Underneath lies the inescapable fact that the rulers of the EU are out of touch with their people. For example, there is a widespread belief, favoured in parts of the media, that special treatment for Greece would infuriate the Irish, the Portuguese and the Spaniards.

I don't know about the Portuguese or the Spaniards, but I wouldn't expect any Irish fury. Many of us sympathise strongly with Greece. And we are not alone.

A European Commissioner, Pierre Moscovici, says we don't want another Waterloo, "when all Europe lined up against a single state". Only a Frenchman could make a remark like that, with its mixture of style and exaggeration.

And perhaps only a German (with Germany, knowingly or otherwise, on the edge of the same precipice as the rest of us) could make a remark like that of Angela Merkel yesterday morning. She said she had measures in train to alleviate Greek suffering. What on earth did she mean? Food parcels?
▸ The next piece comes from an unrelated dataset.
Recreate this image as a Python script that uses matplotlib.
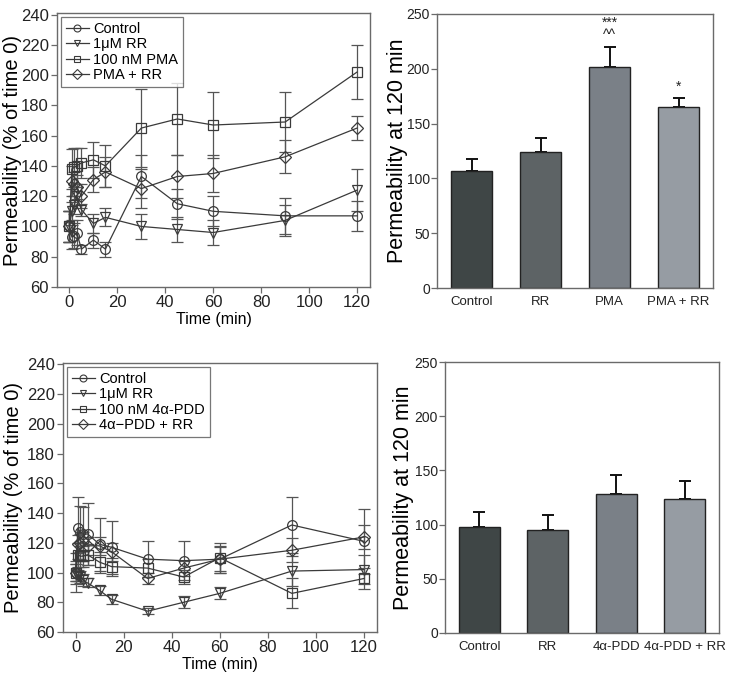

At least the chancellor speaks calmly and smoothly - unlike her finance minister, Wolfgang Schaeuble, who has come to resemble a character from Grimms' fairy tales. European affairs should be conducted with some semblance of politeness.

In reality, one measure is available which would do much more than alleviate suffering. It could end the crisis at a stroke.

Debt relief is essential. One of the world's most respected economic writers, Martin Wolf of the 'Financial Times', calls it "inevitable".

Sovereign debt has been written off countless times through the centuries.

The most striking example is that of Germany, which had half its colossal war debts forgiven.

In case you had forgotten, Greece got some debt relief - though nowhere near enough - at one stage of the present crisis. And we would all love to know more about Irish property developers.

No moral principle is endangered. If you or I can't pay our debts, we go bankrupt and our creditors lose out.

Brian Lenihan wanted to burn bondholders. We don't know what stopped him. I look forward to hearing what Brian Cowen tells the Oireachtas Banking Inquiry.

The alternative is for the EU to stagger along, losing the last shreds of its credibility, devising more and more means of "extending and pretending" while Greece brings back the drachma, Britain leaves the EU and Vladimir Putin destabilises more borders.

There's not much time left in which to start doing the sensible thing.